To do.
Transcribe the data in full and exactly, omitting any pictures.

Supplied information.
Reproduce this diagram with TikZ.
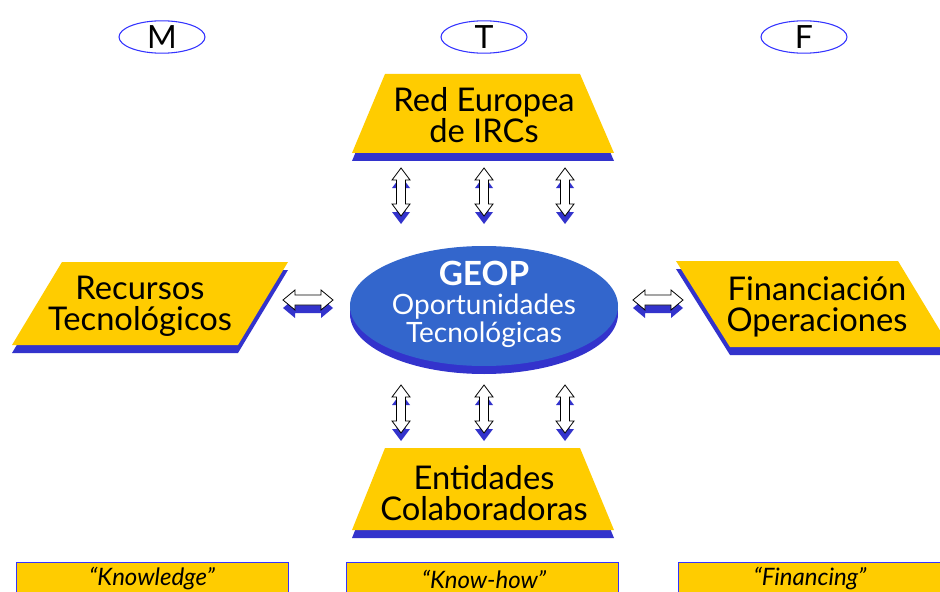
\documentclass[tikz,border=0pt]{standalone}
\usepackage{fontspec}
\setmainfont{Lato}
\usetikzlibrary{shapes.geometric}
\definecolor{geoyellow}{HTML}{FFCC00}
\definecolor{geoshadow}{HTML}{3333CC}
\definecolor{geoell}{HTML}{3366CC}
\definecolor{geooval}{HTML}{3333FF}
\newcommand\geopV[3]{% x, ytop, length
  \fill[geoshadow] (#1,#2) ++(0,8) -- ++(9,12) -- ++(-4.5,0) -- ++(0,{#3-24}) -- ++(4.5,0) -- ++(-9,12) -- ++(-9,-12) -- ++(4.5,0) -- ++(0,{24-#3}) -- ++(-4.5,0) -- cycle;
  \draw[arrw] (#1,#2) -- ++(9,12) -- ++(-4.5,0) -- ++(0,{#3-24}) -- ++(4.5,0) -- ++(-9,12) -- ++(-9,-12) -- ++(4.5,0) -- ++(0,{24-#3}) -- ++(-4.5,0) -- cycle;
}
\newcommand\geopH[3]{% xleft, y, length
  \fill[geoshadow] (#1,#2) ++(0,8) -- ++(12,-10) -- ++(0,5) -- ++({#3-24},0) -- ++(0,-5) -- ++(12,10) -- ++(-12,10) -- ++(0,-5) -- ++({24-#3},0) -- ++(0,5) -- cycle;
  \draw[arrw] (#1,#2) -- ++(12,-10) -- ++(0,5) -- ++({#3-24},0) -- ++(0,-5) -- ++(12,10) -- ++(-12,10) -- ++(0,-5) -- ++({24-#3},0) -- ++(0,5) -- cycle;
}
\begin{document}
\begin{tikzpicture}[x=0.75pt,y=-0.75pt,
  arrw/.style={draw=black, fill=white, line width=0.6pt, line join=miter},
  yel/.style={fill=geoyellow},
  shad/.style={fill=geoshadow},
  lbl/.style={font=\fontsize{24.5}{23.5}\selectfont, text=black, inner sep=0, align=center},
  ovallbl/.style={ellipse, draw=geooval, line width=0.8pt, minimum width=64.5pt, minimum height=22.5pt, inner sep=0, font=\fontsize{24}{24}\selectfont},
  quotelbl/.style={font=\fontsize{18}{18}\selectfont\itshape, inner sep=0},
  qbox/.style={fill=geoyellow, draw=geooval, line width=0.6pt}]
\useasboundingbox (0,0) rectangle (940,592);
\clip (0,0) rectangle (940,592);
\fill[white] (0,0) rectangle (940,592);

% top ovals
\node[ovallbl] (m) at (162,37) {M};
\node[ovallbl] (t) at (484,37) {T};
\node[ovallbl] (f) at (804,37) {F};

% top trapezoid
\fill[shad] (385,82) -- (580,82) -- (614,161) -- (352,161) -- cycle;
\fill[yel] (385,74) -- (580,74) -- (614,153) -- (352,153) -- cycle;
\node[lbl] (red) at (484,115) {Red Europea\\de IRCs};

% left parallelogram
\fill[shad] (62,270) -- (288,270) -- (238,353) -- (12,353) -- cycle;
\fill[yel] (62,262) -- (288,262) -- (238,345) -- (12,345) -- cycle;
\node[lbl] (rec) at (140,306) {Recursos\\Tecnológicos};

% right parallelogram
\fill[shad] (676,269) -- (898,269) -- (950,355) -- (730,355) -- cycle;
\fill[yel] (676,261) -- (898,261) -- (950,347) -- (730,347) -- cycle;
\node[lbl] (fin) at (817,307) {Financiación\\Operaciones};

% bottom trapezoid
\fill[shad] (385,456) -- (580,456) -- (614,538) -- (352,538) -- cycle;
\fill[yel] (385,448) -- (580,448) -- (614,530) -- (352,530) -- cycle;
\node[lbl] (ent) at (484,493) {Entidades\\Colaboradoras};

% centre ellipse
\fill[shad] (484,314) ellipse [x radius=134, y radius=60];
\fill[geoell] (484,306) ellipse [x radius=134, y radius=60];
\node[font=\fontsize{25}{25}\selectfont\bfseries, text=white, inner sep=0] (geop) at (484,273) {GEOP};
\node[font=\fontsize{21}{21}\selectfont, text=white, inner sep=0, align=center] (opo) at (484,321) {Oportunidades\\Tecnológicas};

% vertical double arrows
\geopV{401}{168}{48}
\geopV{484}{168}{48}
\geopV{565}{168}{48}
\geopV{401}{385}{48}
\geopV{484}{385}{48}
\geopV{565}{385}{48}

% horizontal double arrows
\geopH{283}{300}{50}
\geopH{633}{300}{50}

% bottom boxes
\draw[qbox] (16,600) -- (16,562) -- (288,562) -- (288,600);
\draw[qbox] (346,600) -- (346,562) -- (618,562) -- (618,600);
\draw[qbox] (678,600) -- (678,562) -- (950,562) -- (950,600);
\node[quotelbl] (kn) at (152,579) {“Knowledge”};
\node[quotelbl] (kh) at (484,579) {“Know-how”};
\node[quotelbl] (fi) at (810,579) {“Financing”};
\end{tikzpicture}
\end{document}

Solution below.
Reproduce this diagram with TikZ.
\documentclass[tikz,border=0pt]{standalone}
\usepackage{fontspec}
\setmainfont{Lato}
\usetikzlibrary{shapes.geometric}
\definecolor{geoyellow}{HTML}{FFCC00}
\definecolor{geoshadow}{HTML}{3333CC}
\definecolor{geoell}{HTML}{3366CC}
\definecolor{geooval}{HTML}{3333FF}
\newcommand\geopV[3]{% x, ytop, length
  \fill[geoshadow] (#1,#2) ++(0,8) -- ++(9,12) -- ++(-4.5,0) -- ++(0,{#3-24}) -- ++(4.5,0) -- ++(-9,12) -- ++(-9,-12) -- ++(4.5,0) -- ++(0,{24-#3}) -- ++(-4.5,0) -- cycle;
  \draw[arrw] (#1,#2) -- ++(9,12) -- ++(-4.5,0) -- ++(0,{#3-24}) -- ++(4.5,0) -- ++(-9,12) -- ++(-9,-12) -- ++(4.5,0) -- ++(0,{24-#3}) -- ++(-4.5,0) -- cycle;
}
\newcommand\geopH[3]{% xleft, y, length
  \fill[geoshadow] (#1,#2) ++(0,8) -- ++(12,-10) -- ++(0,5) -- ++({#3-24},0) -- ++(0,-5) -- ++(12,10) -- ++(-12,10) -- ++(0,-5) -- ++({24-#3},0) -- ++(0,5) -- cycle;
  \draw[arrw] (#1,#2) -- ++(12,-10) -- ++(0,5) -- ++({#3-24},0) -- ++(0,-5) -- ++(12,10) -- ++(-12,10) -- ++(0,-5) -- ++({24-#3},0) -- ++(0,5) -- cycle;
}
\begin{document}
\begin{tikzpicture}[x=0.75pt,y=-0.75pt,
  arrw/.style={draw=black, fill=white, line width=0.6pt, line join=miter},
  yel/.style={fill=geoyellow},
  shad/.style={fill=geoshadow},
  lbl/.style={font=\fontsize{24.5}{23.5}\selectfont, text=black, inner sep=0, align=center},
  ovallbl/.style={ellipse, draw=geooval, line width=0.8pt, minimum width=64.5pt, minimum height=22.5pt, inner sep=0, font=\fontsize{24}{24}\selectfont},
  quotelbl/.style={font=\fontsize{18}{18}\selectfont\itshape, inner sep=0},
  qbox/.style={fill=geoyellow, draw=geooval, line width=0.6pt}]
\useasboundingbox (0,0) rectangle (940,592);
\clip (0,0) rectangle (940,592);
\fill[white] (0,0) rectangle (940,592);

% top ovals
\node[ovallbl] (m) at (162,37) {M};
\node[ovallbl] (t) at (484,37) {T};
\node[ovallbl] (f) at (804,37) {F};

% top trapezoid
\fill[shad] (385,82) -- (580,82) -- (614,161) -- (352,161) -- cycle;
\fill[yel] (385,74) -- (580,74) -- (614,153) -- (352,153) -- cycle;
\node[lbl] (red) at (484,115) {Red Europea\\de IRCs};

% left parallelogram
\fill[shad] (62,270) -- (288,270) -- (238,353) -- (12,353) -- cycle;
\fill[yel] (62,262) -- (288,262) -- (238,345) -- (12,345) -- cycle;
\node[lbl] (rec) at (140,306) {Recursos\\Tecnológicos};

% right parallelogram
\fill[shad] (676,269) -- (898,269) -- (950,355) -- (730,355) -- cycle;
\fill[yel] (676,261) -- (898,261) -- (950,347) -- (730,347) -- cycle;
\node[lbl] (fin) at (817,307) {Financiación\\Operaciones};

% bottom trapezoid
\fill[shad] (385,456) -- (580,456) -- (614,538) -- (352,538) -- cycle;
\fill[yel] (385,448) -- (580,448) -- (614,530) -- (352,530) -- cycle;
\node[lbl] (ent) at (484,493) {Entidades\\Colaboradoras};

% centre ellipse
\fill[shad] (484,314) ellipse [x radius=134, y radius=60];
\fill[geoell] (484,306) ellipse [x radius=134, y radius=60];
\node[font=\fontsize{25}{25}\selectfont\bfseries, text=white, inner sep=0] (geop) at (484,273) {GEOP};
\node[font=\fontsize{21}{21}\selectfont, text=white, inner sep=0, align=center] (opo) at (484,321) {Oportunidades\\Tecnológicas};

% vertical double arrows
\geopV{401}{168}{48}
\geopV{484}{168}{48}
\geopV{565}{168}{48}
\geopV{401}{385}{48}
\geopV{484}{385}{48}
\geopV{565}{385}{48}

% horizontal double arrows
\geopH{283}{300}{50}
\geopH{633}{300}{50}

% bottom boxes
\draw[qbox] (16,600) -- (16,562) -- (288,562) -- (288,600);
\draw[qbox] (346,600) -- (346,562) -- (618,562) -- (618,600);
\draw[qbox] (678,600) -- (678,562) -- (950,562) -- (950,600);
\node[quotelbl] (kn) at (152,579) {“Knowledge”};
\node[quotelbl] (kh) at (484,579) {“Know-how”};
\node[quotelbl] (fi) at (810,579) {“Financing”};
\end{tikzpicture}
\end{document}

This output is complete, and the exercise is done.